INSTRUCTIONS TO FOLLOW: Beneath this line are entries. Copy the range from the line with "Output the Python" to the line with "import plotly.graph_objects as go", ends included, exactly; leave pictures out.
┌────────
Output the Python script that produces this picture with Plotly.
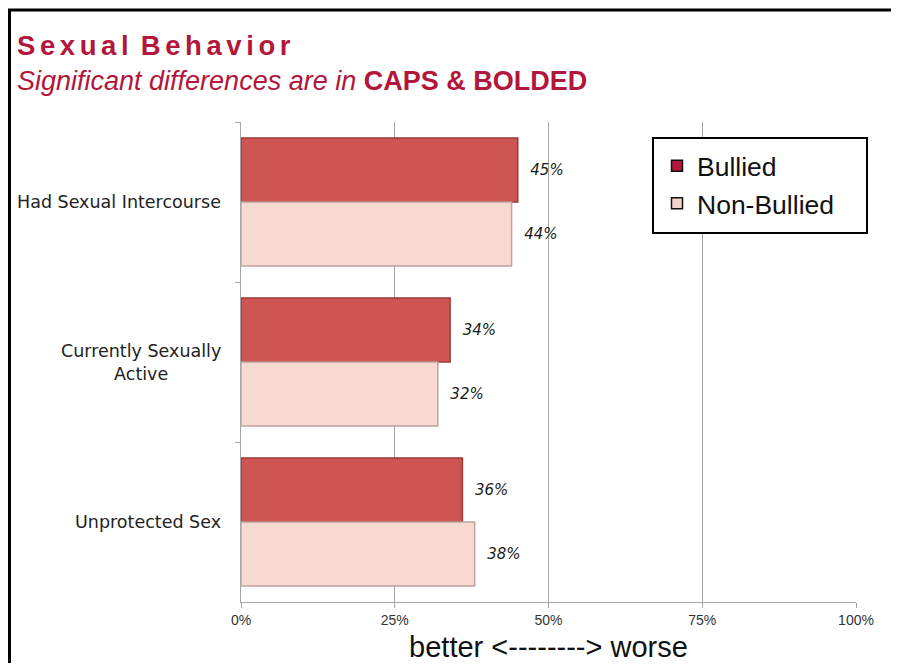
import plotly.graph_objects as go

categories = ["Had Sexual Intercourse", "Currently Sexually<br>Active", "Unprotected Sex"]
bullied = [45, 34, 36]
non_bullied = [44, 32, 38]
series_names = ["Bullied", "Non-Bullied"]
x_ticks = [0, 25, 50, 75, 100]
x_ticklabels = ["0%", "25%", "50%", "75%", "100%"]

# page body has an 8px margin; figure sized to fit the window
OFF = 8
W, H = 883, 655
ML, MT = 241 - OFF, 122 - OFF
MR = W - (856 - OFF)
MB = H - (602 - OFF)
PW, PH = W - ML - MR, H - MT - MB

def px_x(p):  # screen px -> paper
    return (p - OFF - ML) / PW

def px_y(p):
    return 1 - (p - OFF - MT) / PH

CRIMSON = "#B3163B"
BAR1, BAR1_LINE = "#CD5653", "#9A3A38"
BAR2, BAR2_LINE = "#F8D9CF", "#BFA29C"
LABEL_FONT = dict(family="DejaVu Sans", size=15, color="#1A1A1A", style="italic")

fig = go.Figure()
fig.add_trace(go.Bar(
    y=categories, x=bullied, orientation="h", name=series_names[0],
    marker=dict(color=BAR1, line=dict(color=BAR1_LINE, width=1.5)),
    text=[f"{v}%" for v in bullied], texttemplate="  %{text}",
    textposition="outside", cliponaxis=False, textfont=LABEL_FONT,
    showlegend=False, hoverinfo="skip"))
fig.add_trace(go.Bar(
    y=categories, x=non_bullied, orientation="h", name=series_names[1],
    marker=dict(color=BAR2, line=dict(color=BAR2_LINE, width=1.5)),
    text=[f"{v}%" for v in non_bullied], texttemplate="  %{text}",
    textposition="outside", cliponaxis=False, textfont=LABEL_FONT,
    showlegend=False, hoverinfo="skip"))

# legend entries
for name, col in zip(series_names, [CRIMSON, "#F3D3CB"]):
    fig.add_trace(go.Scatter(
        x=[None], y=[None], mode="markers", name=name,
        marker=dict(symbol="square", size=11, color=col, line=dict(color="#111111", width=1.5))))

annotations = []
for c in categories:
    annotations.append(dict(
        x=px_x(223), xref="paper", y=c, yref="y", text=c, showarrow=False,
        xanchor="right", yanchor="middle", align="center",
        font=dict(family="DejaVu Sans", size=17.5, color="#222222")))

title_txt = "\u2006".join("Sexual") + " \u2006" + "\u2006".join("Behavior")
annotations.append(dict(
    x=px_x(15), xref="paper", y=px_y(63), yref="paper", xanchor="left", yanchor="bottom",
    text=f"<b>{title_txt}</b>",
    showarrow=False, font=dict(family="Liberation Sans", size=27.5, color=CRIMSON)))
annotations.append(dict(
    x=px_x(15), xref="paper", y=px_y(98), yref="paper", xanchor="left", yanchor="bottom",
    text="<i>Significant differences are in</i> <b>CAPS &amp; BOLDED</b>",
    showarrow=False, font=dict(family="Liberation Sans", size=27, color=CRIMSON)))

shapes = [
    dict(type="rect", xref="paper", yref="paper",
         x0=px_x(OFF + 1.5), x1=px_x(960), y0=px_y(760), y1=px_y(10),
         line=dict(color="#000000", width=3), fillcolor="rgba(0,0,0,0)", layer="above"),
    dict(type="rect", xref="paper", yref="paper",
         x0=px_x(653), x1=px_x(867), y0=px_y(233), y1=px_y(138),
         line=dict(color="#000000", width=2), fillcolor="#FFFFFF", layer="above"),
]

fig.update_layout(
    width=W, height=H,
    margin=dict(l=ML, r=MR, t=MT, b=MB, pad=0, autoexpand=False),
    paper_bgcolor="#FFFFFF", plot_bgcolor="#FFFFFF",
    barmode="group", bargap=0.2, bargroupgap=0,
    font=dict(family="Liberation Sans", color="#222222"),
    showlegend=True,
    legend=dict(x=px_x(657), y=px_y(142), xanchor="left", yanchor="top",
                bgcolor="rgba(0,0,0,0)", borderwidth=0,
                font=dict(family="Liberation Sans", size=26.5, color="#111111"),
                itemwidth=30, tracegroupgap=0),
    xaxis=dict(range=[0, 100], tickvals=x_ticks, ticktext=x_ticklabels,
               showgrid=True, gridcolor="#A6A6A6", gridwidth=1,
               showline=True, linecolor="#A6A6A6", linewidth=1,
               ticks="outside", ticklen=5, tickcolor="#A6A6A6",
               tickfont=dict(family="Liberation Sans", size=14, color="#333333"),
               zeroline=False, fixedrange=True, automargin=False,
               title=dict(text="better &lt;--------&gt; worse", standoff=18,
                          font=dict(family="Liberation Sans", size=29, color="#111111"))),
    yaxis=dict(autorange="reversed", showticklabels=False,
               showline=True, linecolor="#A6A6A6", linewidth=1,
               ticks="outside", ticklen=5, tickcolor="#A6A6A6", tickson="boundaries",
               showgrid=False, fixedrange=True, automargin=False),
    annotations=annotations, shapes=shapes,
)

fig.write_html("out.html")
└────────
┌────────
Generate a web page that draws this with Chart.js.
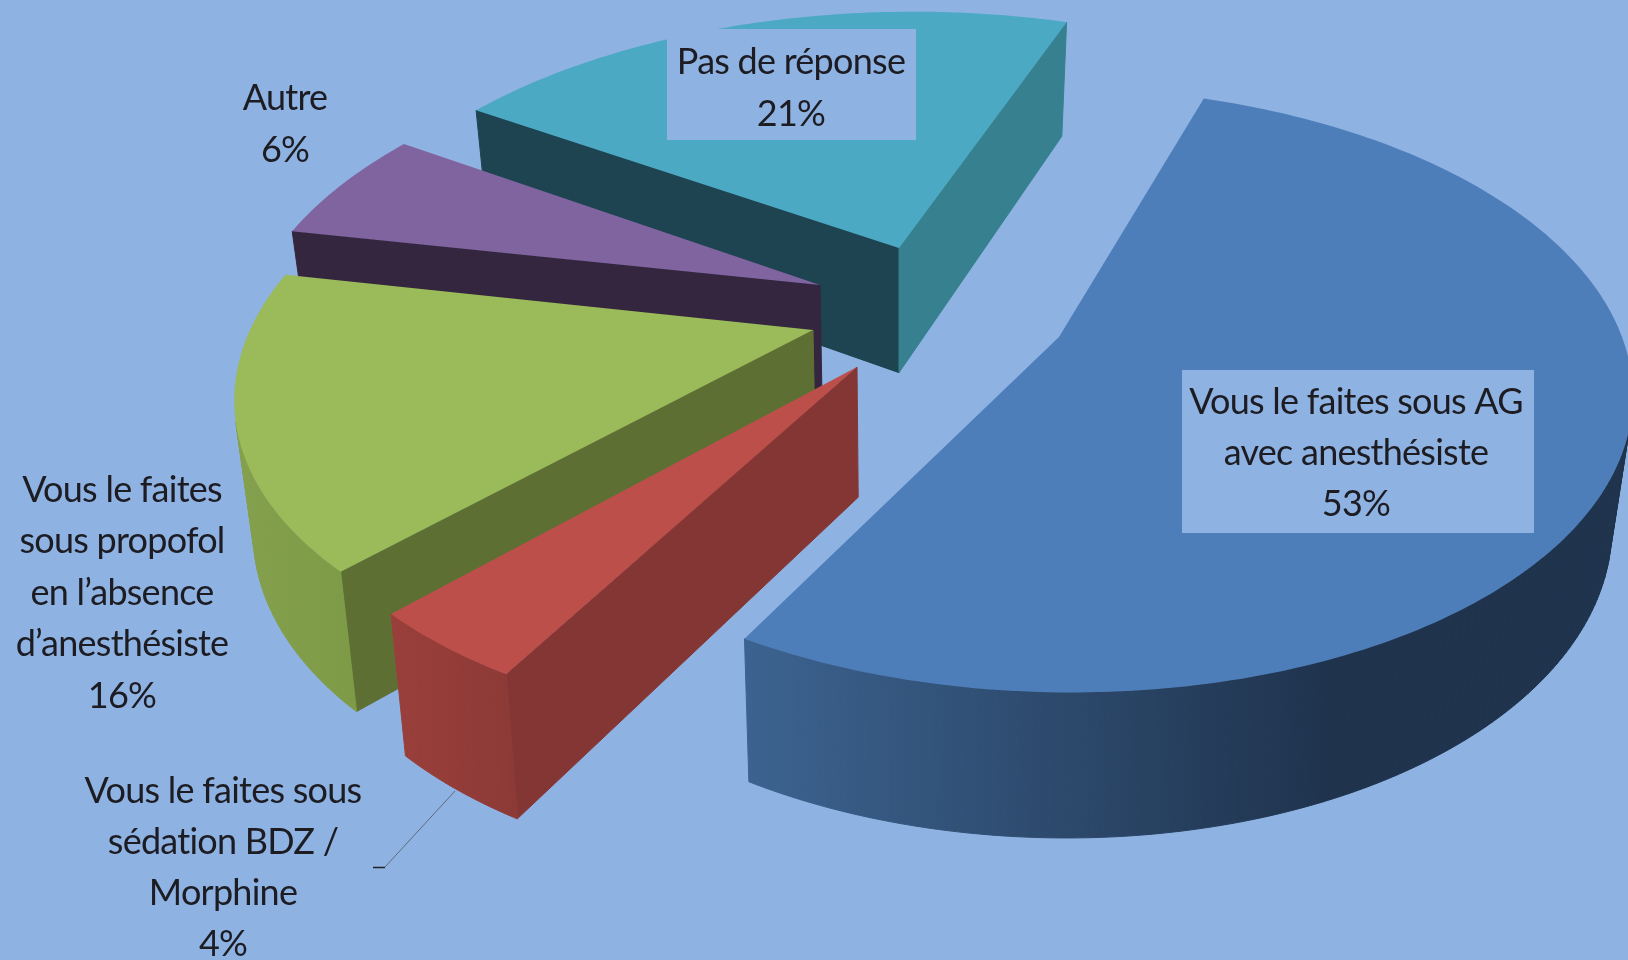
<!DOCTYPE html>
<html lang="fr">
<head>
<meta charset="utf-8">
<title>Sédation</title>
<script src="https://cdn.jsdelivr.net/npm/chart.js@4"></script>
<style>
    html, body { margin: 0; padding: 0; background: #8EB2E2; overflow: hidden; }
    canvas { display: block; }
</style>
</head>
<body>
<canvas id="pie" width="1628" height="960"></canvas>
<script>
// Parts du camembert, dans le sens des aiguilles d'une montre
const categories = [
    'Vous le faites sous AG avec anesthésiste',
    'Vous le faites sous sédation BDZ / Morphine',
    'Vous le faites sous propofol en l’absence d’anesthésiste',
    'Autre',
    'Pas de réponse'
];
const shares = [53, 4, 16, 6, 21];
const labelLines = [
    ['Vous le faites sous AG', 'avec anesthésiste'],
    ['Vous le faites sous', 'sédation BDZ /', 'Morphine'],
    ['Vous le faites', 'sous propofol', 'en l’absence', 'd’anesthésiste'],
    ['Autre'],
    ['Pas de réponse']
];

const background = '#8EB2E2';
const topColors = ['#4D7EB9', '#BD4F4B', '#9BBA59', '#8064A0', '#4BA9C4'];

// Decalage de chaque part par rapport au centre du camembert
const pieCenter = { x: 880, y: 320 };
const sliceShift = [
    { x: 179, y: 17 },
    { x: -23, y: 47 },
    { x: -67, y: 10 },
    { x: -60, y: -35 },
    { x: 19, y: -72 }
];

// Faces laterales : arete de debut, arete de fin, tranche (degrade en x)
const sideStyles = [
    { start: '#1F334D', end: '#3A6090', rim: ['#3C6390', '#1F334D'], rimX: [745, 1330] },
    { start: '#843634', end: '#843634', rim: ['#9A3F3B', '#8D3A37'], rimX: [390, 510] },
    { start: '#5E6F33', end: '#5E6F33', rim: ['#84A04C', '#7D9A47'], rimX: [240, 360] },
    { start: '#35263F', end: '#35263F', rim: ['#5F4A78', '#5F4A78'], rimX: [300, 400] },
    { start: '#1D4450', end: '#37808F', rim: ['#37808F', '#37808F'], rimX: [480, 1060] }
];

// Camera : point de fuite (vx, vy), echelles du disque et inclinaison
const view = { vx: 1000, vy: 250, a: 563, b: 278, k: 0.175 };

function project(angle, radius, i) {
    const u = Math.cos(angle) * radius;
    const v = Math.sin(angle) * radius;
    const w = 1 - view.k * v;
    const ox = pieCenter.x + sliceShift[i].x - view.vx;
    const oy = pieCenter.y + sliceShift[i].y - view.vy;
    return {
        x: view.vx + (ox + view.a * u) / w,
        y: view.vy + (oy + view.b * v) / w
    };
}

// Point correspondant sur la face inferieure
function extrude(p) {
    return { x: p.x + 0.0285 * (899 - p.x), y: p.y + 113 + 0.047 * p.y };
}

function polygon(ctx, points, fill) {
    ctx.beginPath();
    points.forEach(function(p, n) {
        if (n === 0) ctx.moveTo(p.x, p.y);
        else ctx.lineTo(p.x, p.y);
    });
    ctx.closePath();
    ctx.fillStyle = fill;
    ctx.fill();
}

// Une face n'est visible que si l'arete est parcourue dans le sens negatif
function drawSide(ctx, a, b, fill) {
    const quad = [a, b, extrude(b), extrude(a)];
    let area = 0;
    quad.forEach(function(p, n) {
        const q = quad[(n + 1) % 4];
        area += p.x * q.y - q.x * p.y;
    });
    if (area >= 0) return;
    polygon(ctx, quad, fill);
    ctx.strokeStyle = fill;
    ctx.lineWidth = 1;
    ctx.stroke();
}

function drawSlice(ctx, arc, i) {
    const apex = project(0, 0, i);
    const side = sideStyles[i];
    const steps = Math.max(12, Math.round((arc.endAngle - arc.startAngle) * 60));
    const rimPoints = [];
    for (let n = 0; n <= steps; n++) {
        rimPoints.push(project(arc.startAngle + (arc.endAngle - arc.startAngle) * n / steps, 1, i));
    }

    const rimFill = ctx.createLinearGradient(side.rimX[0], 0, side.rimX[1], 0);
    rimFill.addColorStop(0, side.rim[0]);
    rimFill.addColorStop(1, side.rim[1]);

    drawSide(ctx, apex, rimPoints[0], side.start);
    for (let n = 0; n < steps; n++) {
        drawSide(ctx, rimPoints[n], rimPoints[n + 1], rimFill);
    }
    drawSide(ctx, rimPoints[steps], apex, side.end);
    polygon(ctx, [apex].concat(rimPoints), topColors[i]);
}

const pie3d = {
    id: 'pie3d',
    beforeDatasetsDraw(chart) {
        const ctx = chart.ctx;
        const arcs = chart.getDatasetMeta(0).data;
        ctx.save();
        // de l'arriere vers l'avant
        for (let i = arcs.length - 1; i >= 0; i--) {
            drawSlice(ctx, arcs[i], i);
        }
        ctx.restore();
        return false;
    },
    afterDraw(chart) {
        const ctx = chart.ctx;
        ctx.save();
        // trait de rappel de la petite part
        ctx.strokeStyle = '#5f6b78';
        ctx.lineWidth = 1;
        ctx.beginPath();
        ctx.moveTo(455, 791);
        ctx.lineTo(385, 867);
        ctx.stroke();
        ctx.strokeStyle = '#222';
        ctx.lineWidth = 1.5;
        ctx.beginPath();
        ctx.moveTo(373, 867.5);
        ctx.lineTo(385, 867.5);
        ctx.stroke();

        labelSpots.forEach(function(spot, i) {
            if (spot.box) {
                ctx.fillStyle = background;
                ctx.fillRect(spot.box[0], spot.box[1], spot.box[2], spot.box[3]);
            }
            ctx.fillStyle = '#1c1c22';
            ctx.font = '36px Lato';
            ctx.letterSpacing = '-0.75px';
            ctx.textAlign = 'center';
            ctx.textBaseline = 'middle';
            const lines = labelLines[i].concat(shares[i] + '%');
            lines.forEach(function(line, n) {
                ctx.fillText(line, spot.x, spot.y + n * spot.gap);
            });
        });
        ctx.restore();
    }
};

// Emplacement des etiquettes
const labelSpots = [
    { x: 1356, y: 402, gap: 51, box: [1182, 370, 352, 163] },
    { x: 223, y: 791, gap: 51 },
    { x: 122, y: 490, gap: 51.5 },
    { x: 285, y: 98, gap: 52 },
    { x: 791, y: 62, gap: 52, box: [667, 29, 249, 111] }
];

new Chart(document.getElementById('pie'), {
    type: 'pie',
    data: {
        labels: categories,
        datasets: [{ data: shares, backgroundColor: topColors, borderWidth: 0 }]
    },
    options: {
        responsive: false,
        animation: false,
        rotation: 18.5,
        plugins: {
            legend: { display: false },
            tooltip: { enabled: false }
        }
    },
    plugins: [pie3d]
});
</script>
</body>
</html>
└────────
RIGHT ANSWER:
Output the Python script that produces this picture with Plotly.
import plotly.graph_objects as go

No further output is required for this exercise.